Injection strategy – a driver of atmospheric circulation and ozone response to stratospheric aerosol geoengineering

Abstract. Despite offsetting global mean surface temperature, various studies demonstrated that Stratospheric Aerosol Injection (SAI) could influence the recovery of stratospheric ozone and have important impacts on stratospheric and tropospheric circulation, thereby potentially playing an important role in modulating regional and seasonal climate variability. However, so far most of the assessments of such an approach have come from climate model simulations in which SO₂ is injected only in a single location or a set of locations.

Here we use CESM2-WACCM6 SAI simulations under a comprehensive set of SAI strategies achieving the same global mean surface temperature with different locations and/or timing of injections: an equatorial injection, an annual injection of equal amounts of SO₂ at 15° N and 15° S, an annual injection of equal amounts of SO₂ at 30° N and 30° S, and a polar strategy injecting SO₂ at 60° N and 60° S only in spring in each hemisphere.

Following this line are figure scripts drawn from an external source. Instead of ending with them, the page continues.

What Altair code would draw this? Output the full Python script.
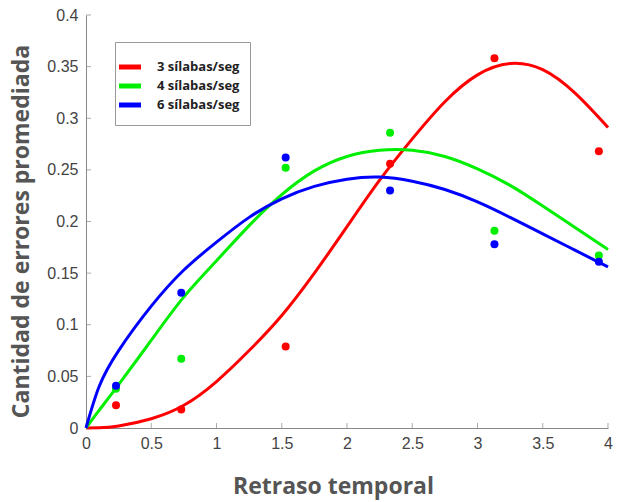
import altair as alt
import pandas as pd

series = ["3 sílabas/seg", "4 sílabas/seg", "6 sílabas/seg"]
colors = ["#ff0000", "#00ee00", "#0000ff"]

# measured points
pt_x = [0.23, 0.73, 1.53, 2.33, 3.13, 3.93]
red_pts = [0.022, 0.018, 0.079, 0.256, 0.358, 0.268]
green_pts = [0.038, 0.067, 0.252, 0.286, 0.191, 0.167]
blue_pts = [0.041, 0.131, 0.262, 0.230, 0.178, 0.161]

# fitted curves
curve_x = [0, 0.1, 0.25, 0.5, 0.75, 1.0, 1.25, 1.5, 1.75, 2.0, 2.25, 2.5,
           2.75, 3.0, 3.25, 3.5, 3.75, 4.0]
red_curve = [0, 0.0003, 0.002, 0.009, 0.022, 0.045, 0.075, 0.109, 0.150,
             0.195, 0.240, 0.280, 0.316, 0.342, 0.353, 0.347, 0.324, 0.291]
green_curve = [0, 0.017, 0.042, 0.085, 0.127, 0.162, 0.196, 0.226, 0.249,
               0.263, 0.269, 0.269, 0.263, 0.251, 0.235, 0.215, 0.194, 0.173]
blue_curve = [0, 0.040, 0.075, 0.118, 0.153, 0.180, 0.204, 0.222, 0.234,
              0.241, 0.243, 0.239, 0.231, 0.219, 0.204, 0.188, 0.172, 0.156]

x_ticks = [0, 0.5, 1, 1.5, 2, 2.5, 3, 3.5, 4]
y_ticks = [0, 0.05, 0.1, 0.15, 0.2, 0.25, 0.3, 0.35, 0.4]

pts = pd.DataFrame({
    "x": pt_x * 3,
    "y": red_pts + green_pts + blue_pts,
    "s": [series[0]] * 6 + [series[1]] * 6 + [series[2]] * 6,
})
n = len(curve_x)
curves = pd.DataFrame({
    "x": curve_x * 3,
    "y": red_curve + green_curve + blue_curve,
    "s": [series[0]] * n + [series[1]] * n + [series[2]] * n,
})

xs = alt.Scale(domain=[0, 4], nice=False)
ys = alt.Scale(domain=[0, 0.4], nice=False)
cs = alt.Scale(domain=series, range=colors)

x_axis = alt.Axis(values=x_ticks, format="~g", title="Retraso temporal",
                  labelPadding=7, titlePadding=24, labelFlush=False,
                  titleX=247)
y_axis = alt.Axis(values=y_ticks, format="~g",
                  title="Cantidad de errores promediada",
                  labelPadding=8, titlePadding=13, labelFlush=False,
                  titleY=216)

lines = alt.Chart(curves).mark_line(strokeWidth=3, interpolate="natural").encode(
    x=alt.X("x:Q", scale=xs, axis=x_axis),
    y=alt.Y("y:Q", scale=ys, axis=y_axis),
    color=alt.Color("s:N", scale=cs, sort=series, legend=alt.Legend(
        title=" ", titleFontSize=7, titlePadding=0,
        orient="none", legendX=29, legendY=27,
        symbolType="M-2,0H2", symbolStrokeWidth=5, symbolSize=121,
        labelFont="Open Sans", labelFontWeight="bold", labelFontSize=13,
        labelColor="#222", padding=10, strokeColor="#999", fillColor="white",
        rowPadding=-1, labelOffset=19, symbolOffset=-3)),
    detail="s:N",
)

points = alt.Chart(pts).mark_circle(size=64, opacity=1).encode(
    x=alt.X("x:Q", scale=xs),
    y=alt.Y("y:Q", scale=ys),
    color=alt.Color("s:N", scale=cs, legend=None),
)

xt = alt.Chart(pd.DataFrame({"v": x_ticks})).mark_tick(
    orient="vertical", size=5, thickness=1, yOffset=-2.5, color="#888").encode(
    x=alt.X("v:Q", scale=xs), y=alt.datum(0, scale=ys))
yt = alt.Chart(pd.DataFrame({"v": y_ticks})).mark_tick(
    orient="horizontal", size=5, thickness=1, xOffset=2.5, color="#888").encode(
    y=alt.Y("v:Q", scale=ys), x=alt.datum(0, scale=xs))

chart = alt.layer(xt, yt, lines, points).properties(
    width=522, height=413,
    background="white",
    autosize=alt.AutoSizeParams(type="none"),
    padding={"left": 86, "top": 15, "right": 11, "bottom": 74},
).configure_view(stroke=None).configure_axis(
    grid=False, ticks=False, domainColor="#888", domainWidth=1,
    labelFont="Liberation Sans", labelFontSize=16, labelColor="#444",
    titleFont="Open Sans", titleFontWeight="bold", titleFontSize=23,
    titleColor="#555",
)

chart.save("out.html", embed_options={"renderer": "svg", "actions": False})
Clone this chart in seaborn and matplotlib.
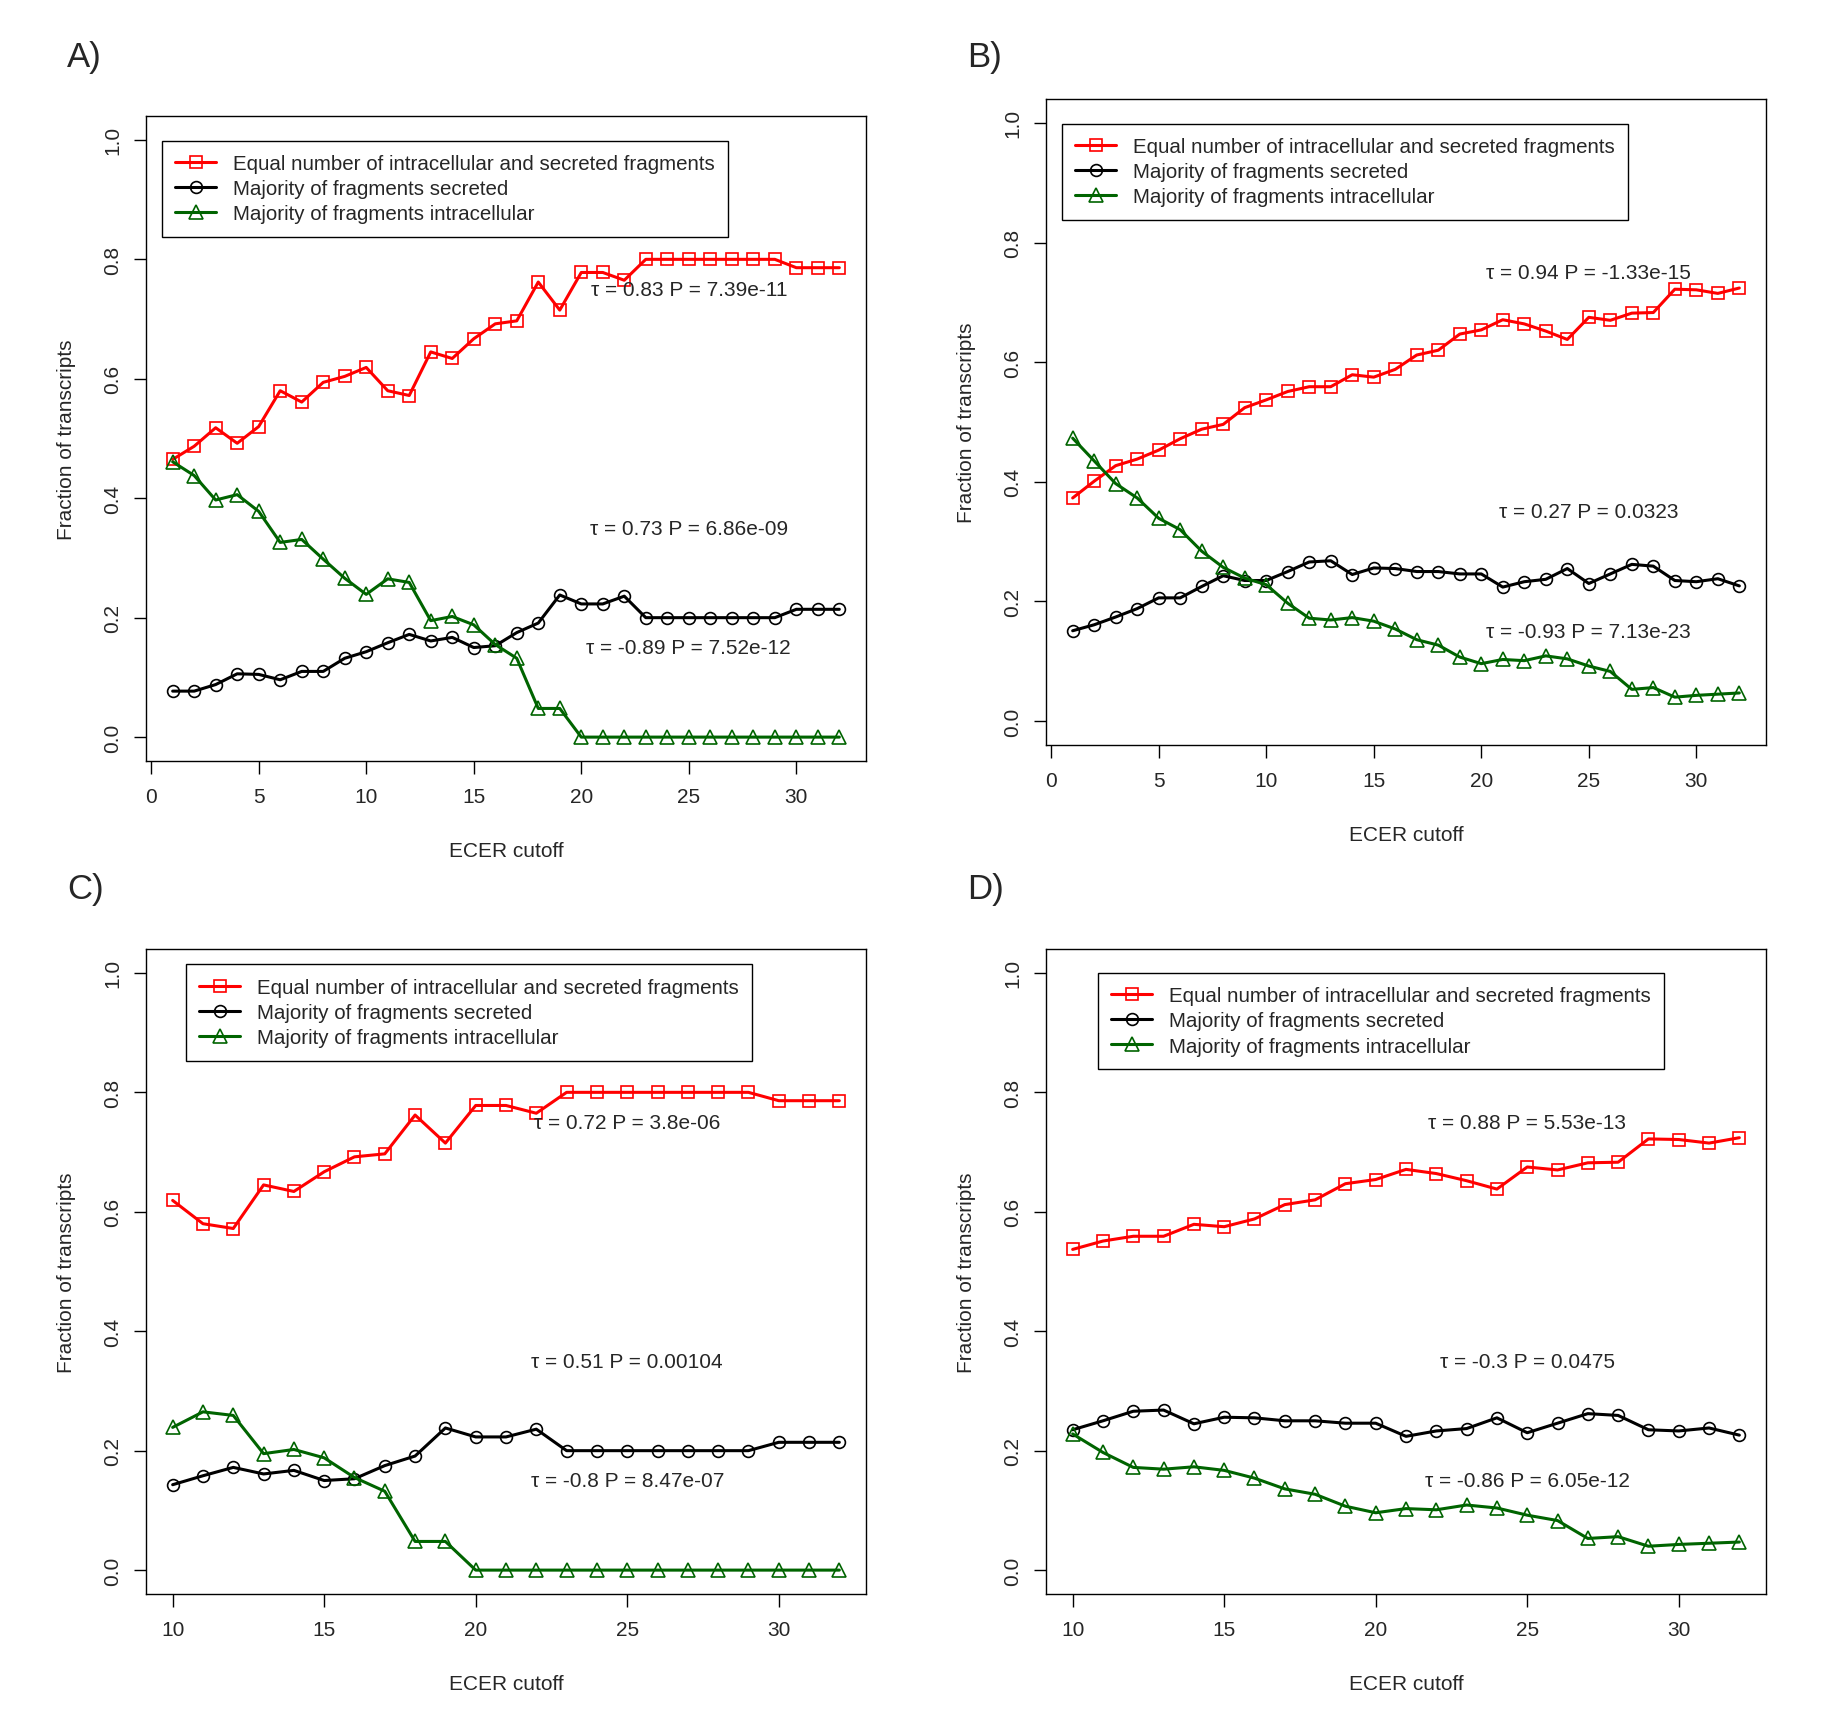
import matplotlib
matplotlib.use("Agg")
import matplotlib.pyplot as plt
import pandas as pd
import seaborn as sns

# ECER cutoffs 1..32 for panels A/B; panels C/D start at 10
cutoff = list(range(1, 33))

# panel A
a_equal = [0.465, 0.487, 0.518, 0.492, 0.520, 0.580, 0.561, 0.594, 0.604, 0.619,
           0.580, 0.572, 0.645, 0.634, 0.667, 0.692, 0.697, 0.762, 0.715, 0.778,
           0.778, 0.765, 0.800, 0.800, 0.800, 0.800, 0.800, 0.800, 0.800, 0.786,
           0.786, 0.786]
a_secreted = [0.077, 0.077, 0.088, 0.106, 0.105, 0.096, 0.110, 0.110, 0.132, 0.143,
              0.158, 0.172, 0.161, 0.167, 0.150, 0.153, 0.175, 0.191, 0.238, 0.223,
              0.223, 0.236, 0.200, 0.200, 0.200, 0.200, 0.200, 0.200, 0.200, 0.214,
              0.214, 0.214]
a_intra = [0.461, 0.438, 0.397, 0.406, 0.378, 0.326, 0.331, 0.298, 0.266, 0.239,
           0.265, 0.259, 0.195, 0.202, 0.188, 0.155, 0.132, 0.048, 0.048, 0.0,
           0.0, 0.0, 0.0, 0.0, 0.0, 0.0, 0.0, 0.0, 0.0, 0.0,
           0.0, 0.0]

# panel B
b_equal = [0.373, 0.401, 0.427, 0.438, 0.453, 0.472, 0.488, 0.496, 0.524, 0.537,
           0.551, 0.559, 0.559, 0.579, 0.575, 0.588, 0.612, 0.620, 0.647, 0.654,
           0.671, 0.664, 0.652, 0.638, 0.675, 0.670, 0.682, 0.683, 0.722, 0.721,
           0.715, 0.724]
b_secreted = [0.151, 0.161, 0.174, 0.188, 0.206, 0.206, 0.225, 0.243, 0.235, 0.235,
              0.250, 0.266, 0.268, 0.245, 0.256, 0.255, 0.250, 0.250, 0.246, 0.246,
              0.224, 0.233, 0.237, 0.255, 0.230, 0.246, 0.262, 0.259, 0.235, 0.233,
              0.238, 0.226]
b_intra = [0.473, 0.435, 0.397, 0.373, 0.339, 0.320, 0.284, 0.257, 0.239, 0.228,
           0.197, 0.172, 0.169, 0.173, 0.167, 0.154, 0.136, 0.127, 0.107, 0.096,
           0.103, 0.101, 0.109, 0.104, 0.092, 0.083, 0.053, 0.056, 0.040, 0.043,
           0.045, 0.047]

tau_a = ["τ = 0.83 P = 7.39e-11", "τ = 0.73 P = 6.86e-09", "τ = -0.89 P = 7.52e-12"]
tau_b = ["τ = 0.94 P = -1.33e-15", "τ = 0.27 P = 0.0323", "τ = -0.93 P = 7.13e-23"]
tau_c = ["τ = 0.72 P = 3.8e-06", "τ = 0.51 P = 0.00104", "τ = -0.8 P = 8.47e-07"]
tau_d = ["τ = 0.88 P = 5.53e-13", "τ = -0.3 P = 0.0475", "τ = -0.86 P = 6.05e-12"]

series_names = ["Equal number of intracellular and secreted fragments",
                "Majority of fragments secreted",
                "Majority of fragments intracellular"]
series_colors = ["#ff0000", "#000000", "#006400"]
series_markers = ["s", "o", "^"]

sns.set_style("white")
plt.rcParams["font.family"] = ["Liberation Sans", "DejaVu Sans"]
plt.rcParams["font.size"] = 15

W, H = 1833, 1733


def box(l, t, r, b):
    return [l / W, 1 - b / H, (r - l) / W, (b - t) / H]


def panel(ax, start, equal, secreted, intra, taus, xticks, leg_xy):
    x = cutoff[start:]
    for vals, name, col, mk in zip([equal, secreted, intra], series_names,
                                   series_colors, series_markers):
        df = pd.DataFrame({"x": x, "y": vals[start:]})
        ms = 9.5 if mk == "^" else 8.5
        sns.lineplot(data=df, x="x", y="y", ax=ax, color=col, marker=mk,
                     markersize=ms, markerfacecolor="none", markeredgecolor=col,
                     markeredgewidth=1.2, linewidth=2.2, errorbar=None, label=name)
    lo, hi = x[0], x[-1]
    pad = (hi - lo) * 0.04
    ax.set_xlim(lo - pad, hi + pad)
    ax.set_ylim(-0.04, 1.04)
    ax.set_xticks(xticks)
    ax.set_yticks([0.0, 0.2, 0.4, 0.6, 0.8, 1.0])
    ax.set_yticklabels(["0.0", "0.2", "0.4", "0.6", "0.8", "1.0"], rotation=90,
                       va="center")
    ax.tick_params(bottom=True, left=True, direction="out", length=9, width=1,
                   color="black", pad=10, labelsize=15)
    ax.tick_params(axis="y", pad=8)
    ax.set_xlabel("ECER cutoff", fontsize=15, labelpad=25)
    ax.set_ylabel("Fraction of transcripts", fontsize=15, labelpad=20)
    for s in ax.spines.values():
        s.set_visible(True)
        s.set_linewidth(1.0)
        s.set_color("black")
    for txt, yy in zip(taus, [0.75, 0.35, 0.15]):
        ax.text(25, yy, txt, ha="center", va="center", fontsize=15)
    h, l = ax.get_legend_handles_labels()
    ax.legend(h, l, loc="upper left", bbox_to_anchor=leg_xy, frameon=True,
              fancybox=False, edgecolor="black", framealpha=1, fontsize=14.8,
              borderpad=0.65, labelspacing=0.3, handlelength=2.0,
              handletextpad=0.8, borderaxespad=0)
    ax.get_legend().get_frame().set_linewidth(1.0)


fig = plt.figure(figsize=(W / 100, H / 100), dpi=100)
ax_a = fig.add_axes(box(146, 117, 866, 762))
ax_b = fig.add_axes(box(1046, 100, 1766, 746))
ax_c = fig.add_axes(box(146, 950, 866, 1595))
ax_d = fig.add_axes(box(1046, 950, 1766, 1595))

panel(ax_a, 0, a_equal, a_secreted, a_intra, tau_a, [0, 5, 10, 15, 20, 25, 30], (0.022, 0.962))
panel(ax_b, 0, b_equal, b_secreted, b_intra, tau_b, [0, 5, 10, 15, 20, 25, 30], (0.022, 0.962))
panel(ax_c, 9, a_equal, a_secreted, a_intra, tau_c, [10, 15, 20, 25, 30], (0.055, 0.976))
panel(ax_d, 9, b_equal, b_secreted, b_intra, tau_d, [10, 15, 20, 25, 30], (0.072, 0.963))

for lab, px, py in [("A)", 67, 57), ("B)", 967, 57), ("C)", 67, 890), ("D)", 967, 890)]:
    fig.text(px / W, 1 - py / H, lab, fontsize=25, ha="left", va="center")

fig.savefig("out.png", dpi=100, facecolor="white")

We demonstrate that despite achieving the same global mean surface temperature, the different strategies result in contrastingly different magnitudes of the aerosol-induced lower stratospheric warming, stratospheric moistening, strengthening of stratospheric polar jets in both hemispheres and changes in the speed of the residual circulation. In conjunction with the differences in direct radiative impacts at the surface, these drive different impacts on the extratropical modes of variability (Northern and Southern Annular Mode), including important consequences on the northern winter surface climate, as well as on the intensity of tropical tropospheric Walker and Hadley Circulations, which drive tropical precipitation patterns. Finally, we demonstrate that the choice of injection strategy also plays a first-order role in the future evolution of stratospheric ozone under SAI throughout the globe. Overall, our results contribute to an increased understanding of the fine interplay of various radiative, dynamical and chemical processes driving the atmospheric response to SAI, as well as lay the ground for designing an optimal SAI strategy that could form a basis of future multi-model intercomparisons.